▶ _WHAT IS BEING ASKED_:
Repeat the listing exactly as given, omitting every image.

____________________

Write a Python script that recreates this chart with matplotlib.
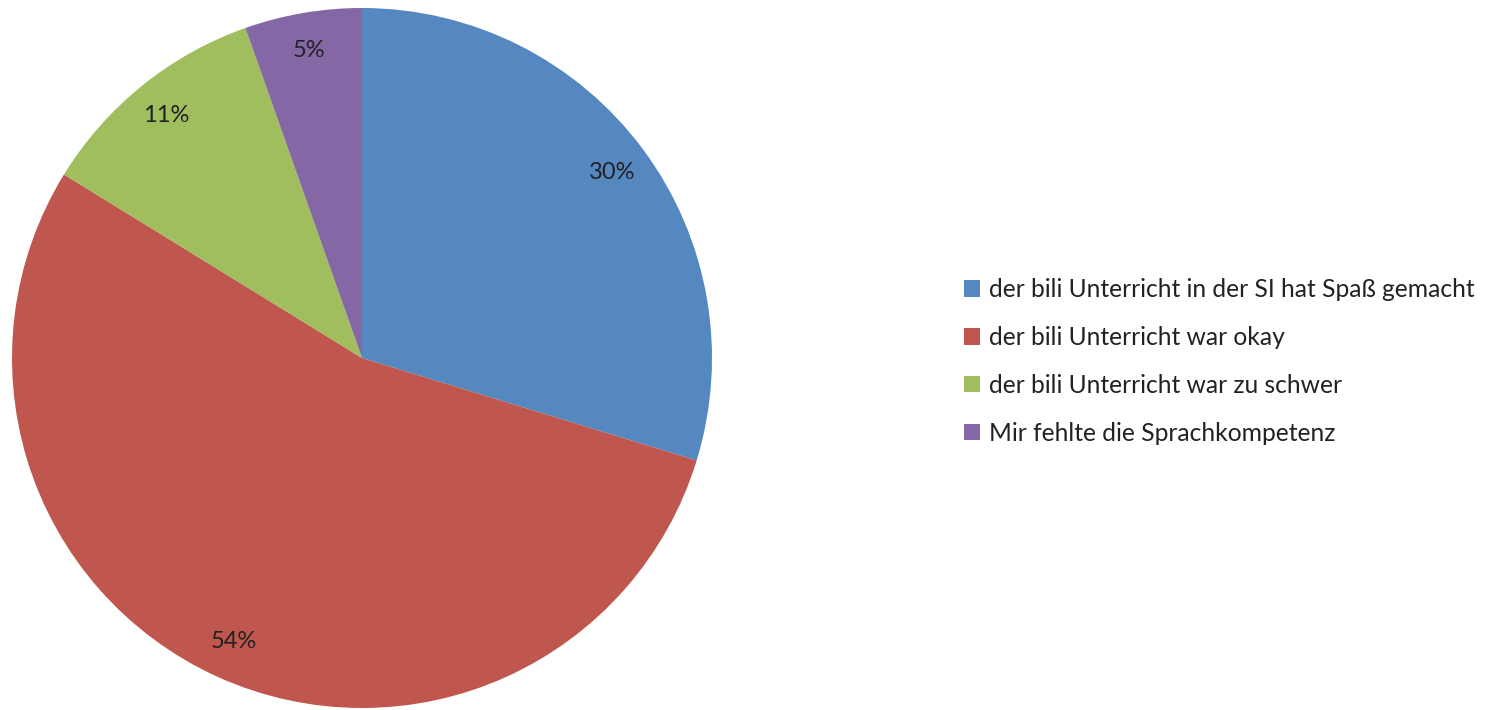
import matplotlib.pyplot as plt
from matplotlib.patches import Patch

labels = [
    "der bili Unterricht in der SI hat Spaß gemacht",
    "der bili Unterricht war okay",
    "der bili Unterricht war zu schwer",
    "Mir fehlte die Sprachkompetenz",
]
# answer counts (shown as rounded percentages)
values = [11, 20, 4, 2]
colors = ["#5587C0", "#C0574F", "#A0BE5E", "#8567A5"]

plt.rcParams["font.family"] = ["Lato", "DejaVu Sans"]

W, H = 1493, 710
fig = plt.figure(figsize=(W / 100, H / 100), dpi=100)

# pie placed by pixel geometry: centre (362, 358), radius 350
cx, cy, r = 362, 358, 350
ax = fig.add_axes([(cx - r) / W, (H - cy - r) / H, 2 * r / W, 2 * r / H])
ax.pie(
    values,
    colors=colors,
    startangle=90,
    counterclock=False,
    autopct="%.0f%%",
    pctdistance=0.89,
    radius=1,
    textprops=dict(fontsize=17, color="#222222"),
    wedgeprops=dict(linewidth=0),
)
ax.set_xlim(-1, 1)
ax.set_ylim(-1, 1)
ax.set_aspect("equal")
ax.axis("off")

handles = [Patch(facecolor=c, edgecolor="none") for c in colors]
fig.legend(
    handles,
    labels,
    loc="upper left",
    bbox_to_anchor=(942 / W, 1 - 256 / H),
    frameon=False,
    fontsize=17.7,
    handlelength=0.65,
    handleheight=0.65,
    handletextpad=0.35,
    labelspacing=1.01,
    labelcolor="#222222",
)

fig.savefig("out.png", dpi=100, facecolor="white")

____________________

▶ _RESPONSE FOR THIS EXERCISE_:
Write a Python script that recreates this chart with matplotlib.
import matplotlib.pyplot as plt
from matplotlib.patches import Patch

labels = [
    "der bili Unterricht in der SI hat Spaß gemacht",
    "der bili Unterricht war okay",
    "der bili Unterricht war zu schwer",
    "Mir fehlte die Sprachkompetenz",
]
# answer counts (shown as rounded percentages)
values = [11, 20, 4, 2]
colors = ["#5587C0", "#C0574F", "#A0BE5E", "#8567A5"]

plt.rcParams["font.family"] = ["Lato", "DejaVu Sans"]

W, H = 1493, 710
fig = plt.figure(figsize=(W / 100, H / 100), dpi=100)

# pie placed by pixel geometry: centre (362, 358), radius 350
cx, cy, r = 362, 358, 350
ax = fig.add_axes([(cx - r) / W, (H - cy - r) / H, 2 * r / W, 2 * r / H])
ax.pie(
    values,
    colors=colors,
    startangle=90,
    counterclock=False,
    autopct="%.0f%%",
    pctdistance=0.89,
    radius=1,
    textprops=dict(fontsize=17, color="#222222"),
    wedgeprops=dict(linewidth=0),
)
ax.set_xlim(-1, 1)
ax.set_ylim(-1, 1)
ax.set_aspect("equal")
ax.axis("off")

handles = [Patch(facecolor=c, edgecolor="none") for c in colors]
fig.legend(
    handles,
    labels,
    loc="upper left",
    bbox_to_anchor=(942 / W, 1 - 256 / H),
    frameon=False,
    fontsize=17.7,
    handlelength=0.65,
    handleheight=0.65,
    handletextpad=0.35,
    labelspacing=1.01,
    labelcolor="#222222",
)

fig.savefig("out.png", dpi=100, facecolor="white")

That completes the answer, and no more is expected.